(Code that draws figures)
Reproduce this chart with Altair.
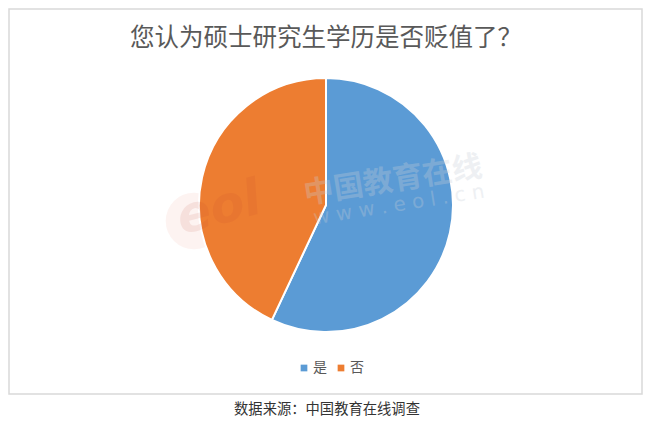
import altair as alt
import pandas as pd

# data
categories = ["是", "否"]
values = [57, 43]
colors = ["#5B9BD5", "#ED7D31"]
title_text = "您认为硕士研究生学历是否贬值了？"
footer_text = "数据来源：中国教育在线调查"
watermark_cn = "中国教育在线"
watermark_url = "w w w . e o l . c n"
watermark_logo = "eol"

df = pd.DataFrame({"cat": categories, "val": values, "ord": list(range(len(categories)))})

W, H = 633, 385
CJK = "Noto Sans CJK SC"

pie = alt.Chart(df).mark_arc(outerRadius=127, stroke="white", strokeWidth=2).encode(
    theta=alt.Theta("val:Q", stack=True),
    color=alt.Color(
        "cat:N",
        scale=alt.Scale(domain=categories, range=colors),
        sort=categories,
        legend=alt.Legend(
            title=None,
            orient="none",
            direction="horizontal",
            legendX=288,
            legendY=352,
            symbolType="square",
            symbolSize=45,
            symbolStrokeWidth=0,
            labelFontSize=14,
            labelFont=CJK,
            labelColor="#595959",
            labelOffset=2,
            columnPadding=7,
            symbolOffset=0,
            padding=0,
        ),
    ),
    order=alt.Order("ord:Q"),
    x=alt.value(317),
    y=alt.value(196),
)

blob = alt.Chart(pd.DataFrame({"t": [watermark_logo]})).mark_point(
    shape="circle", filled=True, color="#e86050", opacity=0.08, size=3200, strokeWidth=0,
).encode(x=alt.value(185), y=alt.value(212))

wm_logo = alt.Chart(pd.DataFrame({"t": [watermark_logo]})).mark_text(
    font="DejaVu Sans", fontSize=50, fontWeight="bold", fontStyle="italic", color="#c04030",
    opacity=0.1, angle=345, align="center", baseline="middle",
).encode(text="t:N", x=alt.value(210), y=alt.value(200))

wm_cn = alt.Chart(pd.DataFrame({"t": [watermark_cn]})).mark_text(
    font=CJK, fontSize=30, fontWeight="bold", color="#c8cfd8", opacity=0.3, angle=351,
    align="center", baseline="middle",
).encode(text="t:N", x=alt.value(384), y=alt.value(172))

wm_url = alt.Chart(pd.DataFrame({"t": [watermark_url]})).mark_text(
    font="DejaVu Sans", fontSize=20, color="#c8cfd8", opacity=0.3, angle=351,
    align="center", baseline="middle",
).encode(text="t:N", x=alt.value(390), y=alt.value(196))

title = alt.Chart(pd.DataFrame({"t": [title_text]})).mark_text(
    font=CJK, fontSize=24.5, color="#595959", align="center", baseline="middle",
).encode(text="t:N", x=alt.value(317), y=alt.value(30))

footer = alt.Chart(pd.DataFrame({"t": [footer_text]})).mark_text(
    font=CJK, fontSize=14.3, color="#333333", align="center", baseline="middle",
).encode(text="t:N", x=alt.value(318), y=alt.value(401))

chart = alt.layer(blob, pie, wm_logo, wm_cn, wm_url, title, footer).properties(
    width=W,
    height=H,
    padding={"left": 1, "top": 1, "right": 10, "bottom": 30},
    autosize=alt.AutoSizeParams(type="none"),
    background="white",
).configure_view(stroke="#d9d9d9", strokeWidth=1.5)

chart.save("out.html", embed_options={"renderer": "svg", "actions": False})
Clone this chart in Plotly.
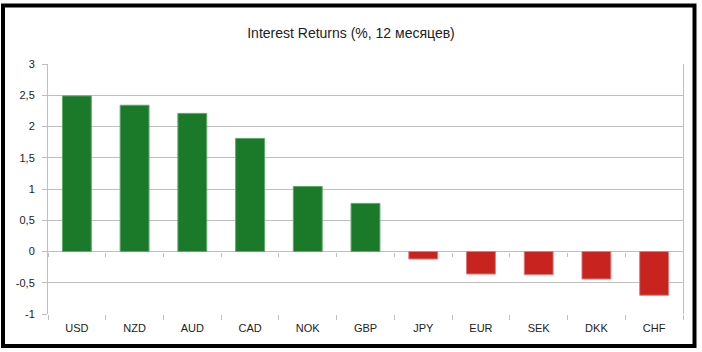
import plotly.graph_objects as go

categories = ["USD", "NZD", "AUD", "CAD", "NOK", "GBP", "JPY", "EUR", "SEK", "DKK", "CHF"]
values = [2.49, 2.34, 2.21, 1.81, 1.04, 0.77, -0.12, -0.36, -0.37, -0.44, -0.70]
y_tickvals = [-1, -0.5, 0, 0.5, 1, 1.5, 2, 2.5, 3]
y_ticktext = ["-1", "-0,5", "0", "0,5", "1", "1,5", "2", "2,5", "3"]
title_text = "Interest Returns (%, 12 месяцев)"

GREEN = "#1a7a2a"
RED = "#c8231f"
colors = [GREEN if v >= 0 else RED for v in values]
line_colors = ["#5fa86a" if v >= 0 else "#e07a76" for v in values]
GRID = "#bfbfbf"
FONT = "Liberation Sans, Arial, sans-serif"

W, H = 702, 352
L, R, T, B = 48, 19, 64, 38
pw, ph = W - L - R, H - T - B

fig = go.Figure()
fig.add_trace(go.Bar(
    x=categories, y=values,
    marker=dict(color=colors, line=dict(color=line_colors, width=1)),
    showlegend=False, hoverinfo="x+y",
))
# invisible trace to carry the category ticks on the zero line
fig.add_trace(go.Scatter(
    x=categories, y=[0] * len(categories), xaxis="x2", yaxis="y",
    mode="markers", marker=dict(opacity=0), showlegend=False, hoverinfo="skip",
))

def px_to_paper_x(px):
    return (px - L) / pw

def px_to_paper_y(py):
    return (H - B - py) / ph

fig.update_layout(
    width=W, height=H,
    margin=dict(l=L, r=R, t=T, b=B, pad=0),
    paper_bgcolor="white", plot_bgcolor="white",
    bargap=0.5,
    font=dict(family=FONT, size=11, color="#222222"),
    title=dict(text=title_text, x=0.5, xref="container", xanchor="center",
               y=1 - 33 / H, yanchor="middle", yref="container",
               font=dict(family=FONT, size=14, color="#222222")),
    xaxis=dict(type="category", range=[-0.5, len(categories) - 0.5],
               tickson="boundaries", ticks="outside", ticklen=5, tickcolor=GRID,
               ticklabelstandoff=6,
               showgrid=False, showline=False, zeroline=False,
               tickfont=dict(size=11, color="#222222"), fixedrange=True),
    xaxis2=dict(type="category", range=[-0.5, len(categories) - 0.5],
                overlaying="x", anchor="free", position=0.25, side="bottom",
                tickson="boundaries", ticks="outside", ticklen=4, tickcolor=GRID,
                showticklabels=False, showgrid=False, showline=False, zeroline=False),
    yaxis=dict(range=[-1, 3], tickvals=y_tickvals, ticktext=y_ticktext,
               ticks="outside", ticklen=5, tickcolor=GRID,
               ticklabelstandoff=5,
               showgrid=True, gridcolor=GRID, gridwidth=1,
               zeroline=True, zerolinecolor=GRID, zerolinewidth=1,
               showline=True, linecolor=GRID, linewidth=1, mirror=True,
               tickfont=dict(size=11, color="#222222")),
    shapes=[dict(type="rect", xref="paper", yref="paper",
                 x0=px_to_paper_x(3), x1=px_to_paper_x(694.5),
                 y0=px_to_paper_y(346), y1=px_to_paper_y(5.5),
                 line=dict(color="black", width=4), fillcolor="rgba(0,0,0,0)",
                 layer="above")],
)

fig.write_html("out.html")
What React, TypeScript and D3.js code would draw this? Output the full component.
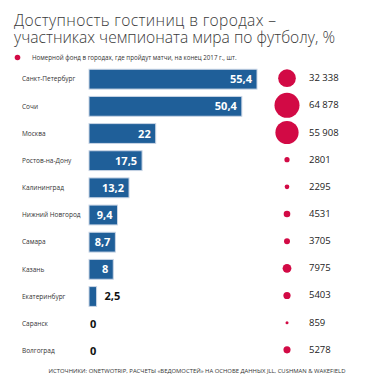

**Task directions**
Write out the entries again, exactly as given, skipping any images.

**Exercise solution**
Reproduce this chart with Altair.
import altair as alt
import pandas as pd

# data
categories = ["是", "否"]
values = [57, 43]
colors = ["#5B9BD5", "#ED7D31"]
title_text = "您认为硕士研究生学历是否贬值了？"
footer_text = "数据来源：中国教育在线调查"
watermark_cn = "中国教育在线"
watermark_url = "w w w . e o l . c n"
watermark_logo = "eol"

df = pd.DataFrame({"cat": categories, "val": values, "ord": list(range(len(categories)))})

W, H = 633, 385
CJK = "Noto Sans CJK SC"

pie = alt.Chart(df).mark_arc(outerRadius=127, stroke="white", strokeWidth=2).encode(
    theta=alt.Theta("val:Q", stack=True),
    color=alt.Color(
        "cat:N",
        scale=alt.Scale(domain=categories, range=colors),
        sort=categories,
        legend=alt.Legend(
            title=None,
            orient="none",
            direction="horizontal",
            legendX=288,
            legendY=352,
            symbolType="square",
            symbolSize=45,
            symbolStrokeWidth=0,
            labelFontSize=14,
            labelFont=CJK,
            labelColor="#595959",
            labelOffset=2,
            columnPadding=7,
            symbolOffset=0,
            padding=0,
        ),
    ),
    order=alt.Order("ord:Q"),
    x=alt.value(317),
    y=alt.value(196),
)

blob = alt.Chart(pd.DataFrame({"t": [watermark_logo]})).mark_point(
    shape="circle", filled=True, color="#e86050", opacity=0.08, size=3200, strokeWidth=0,
).encode(x=alt.value(185), y=alt.value(212))

wm_logo = alt.Chart(pd.DataFrame({"t": [watermark_logo]})).mark_text(
    font="DejaVu Sans", fontSize=50, fontWeight="bold", fontStyle="italic", color="#c04030",
    opacity=0.1, angle=345, align="center", baseline="middle",
).encode(text="t:N", x=alt.value(210), y=alt.value(200))

wm_cn = alt.Chart(pd.DataFrame({"t": [watermark_cn]})).mark_text(
    font=CJK, fontSize=30, fontWeight="bold", color="#c8cfd8", opacity=0.3, angle=351,
    align="center", baseline="middle",
).encode(text="t:N", x=alt.value(384), y=alt.value(172))

wm_url = alt.Chart(pd.DataFrame({"t": [watermark_url]})).mark_text(
    font="DejaVu Sans", fontSize=20, color="#c8cfd8", opacity=0.3, angle=351,
    align="center", baseline="middle",
).encode(text="t:N", x=alt.value(390), y=alt.value(196))

title = alt.Chart(pd.DataFrame({"t": [title_text]})).mark_text(
    font=CJK, fontSize=24.5, color="#595959", align="center", baseline="middle",
).encode(text="t:N", x=alt.value(317), y=alt.value(30))

footer = alt.Chart(pd.DataFrame({"t": [footer_text]})).mark_text(
    font=CJK, fontSize=14.3, color="#333333", align="center", baseline="middle",
).encode(text="t:N", x=alt.value(318), y=alt.value(401))

chart = alt.layer(blob, pie, wm_logo, wm_cn, wm_url, title, footer).properties(
    width=W,
    height=H,
    padding={"left": 1, "top": 1, "right": 10, "bottom": 30},
    autosize=alt.AutoSizeParams(type="none"),
    background="white",
).configure_view(stroke="#d9d9d9", strokeWidth=1.5)

chart.save("out.html", embed_options={"renderer": "svg", "actions": False})
Clone this chart in Plotly.
import plotly.graph_objects as go

categories = ["USD", "NZD", "AUD", "CAD", "NOK", "GBP", "JPY", "EUR", "SEK", "DKK", "CHF"]
values = [2.49, 2.34, 2.21, 1.81, 1.04, 0.77, -0.12, -0.36, -0.37, -0.44, -0.70]
y_tickvals = [-1, -0.5, 0, 0.5, 1, 1.5, 2, 2.5, 3]
y_ticktext = ["-1", "-0,5", "0", "0,5", "1", "1,5", "2", "2,5", "3"]
title_text = "Interest Returns (%, 12 месяцев)"

GREEN = "#1a7a2a"
RED = "#c8231f"
colors = [GREEN if v >= 0 else RED for v in values]
line_colors = ["#5fa86a" if v >= 0 else "#e07a76" for v in values]
GRID = "#bfbfbf"
FONT = "Liberation Sans, Arial, sans-serif"

W, H = 702, 352
L, R, T, B = 48, 19, 64, 38
pw, ph = W - L - R, H - T - B

fig = go.Figure()
fig.add_trace(go.Bar(
    x=categories, y=values,
    marker=dict(color=colors, line=dict(color=line_colors, width=1)),
    showlegend=False, hoverinfo="x+y",
))
# invisible trace to carry the category ticks on the zero line
fig.add_trace(go.Scatter(
    x=categories, y=[0] * len(categories), xaxis="x2", yaxis="y",
    mode="markers", marker=dict(opacity=0), showlegend=False, hoverinfo="skip",
))

def px_to_paper_x(px):
    return (px - L) / pw

def px_to_paper_y(py):
    return (H - B - py) / ph

fig.update_layout(
    width=W, height=H,
    margin=dict(l=L, r=R, t=T, b=B, pad=0),
    paper_bgcolor="white", plot_bgcolor="white",
    bargap=0.5,
    font=dict(family=FONT, size=11, color="#222222"),
    title=dict(text=title_text, x=0.5, xref="container", xanchor="center",
               y=1 - 33 / H, yanchor="middle", yref="container",
               font=dict(family=FONT, size=14, color="#222222")),
    xaxis=dict(type="category", range=[-0.5, len(categories) - 0.5],
               tickson="boundaries", ticks="outside", ticklen=5, tickcolor=GRID,
               ticklabelstandoff=6,
               showgrid=False, showline=False, zeroline=False,
               tickfont=dict(size=11, color="#222222"), fixedrange=True),
    xaxis2=dict(type="category", range=[-0.5, len(categories) - 0.5],
                overlaying="x", anchor="free", position=0.25, side="bottom",
                tickson="boundaries", ticks="outside", ticklen=4, tickcolor=GRID,
                showticklabels=False, showgrid=False, showline=False, zeroline=False),
    yaxis=dict(range=[-1, 3], tickvals=y_tickvals, ticktext=y_ticktext,
               ticks="outside", ticklen=5, tickcolor=GRID,
               ticklabelstandoff=5,
               showgrid=True, gridcolor=GRID, gridwidth=1,
               zeroline=True, zerolinecolor=GRID, zerolinewidth=1,
               showline=True, linecolor=GRID, linewidth=1, mirror=True,
               tickfont=dict(size=11, color="#222222")),
    shapes=[dict(type="rect", xref="paper", yref="paper",
                 x0=px_to_paper_x(3), x1=px_to_paper_x(694.5),
                 y0=px_to_paper_y(346), y1=px_to_paper_y(5.5),
                 line=dict(color="black", width=4), fillcolor="rgba(0,0,0,0)",
                 layer="above")],
)

fig.write_html("out.html")
What React, TypeScript and D3.js code would draw this? Output the full component.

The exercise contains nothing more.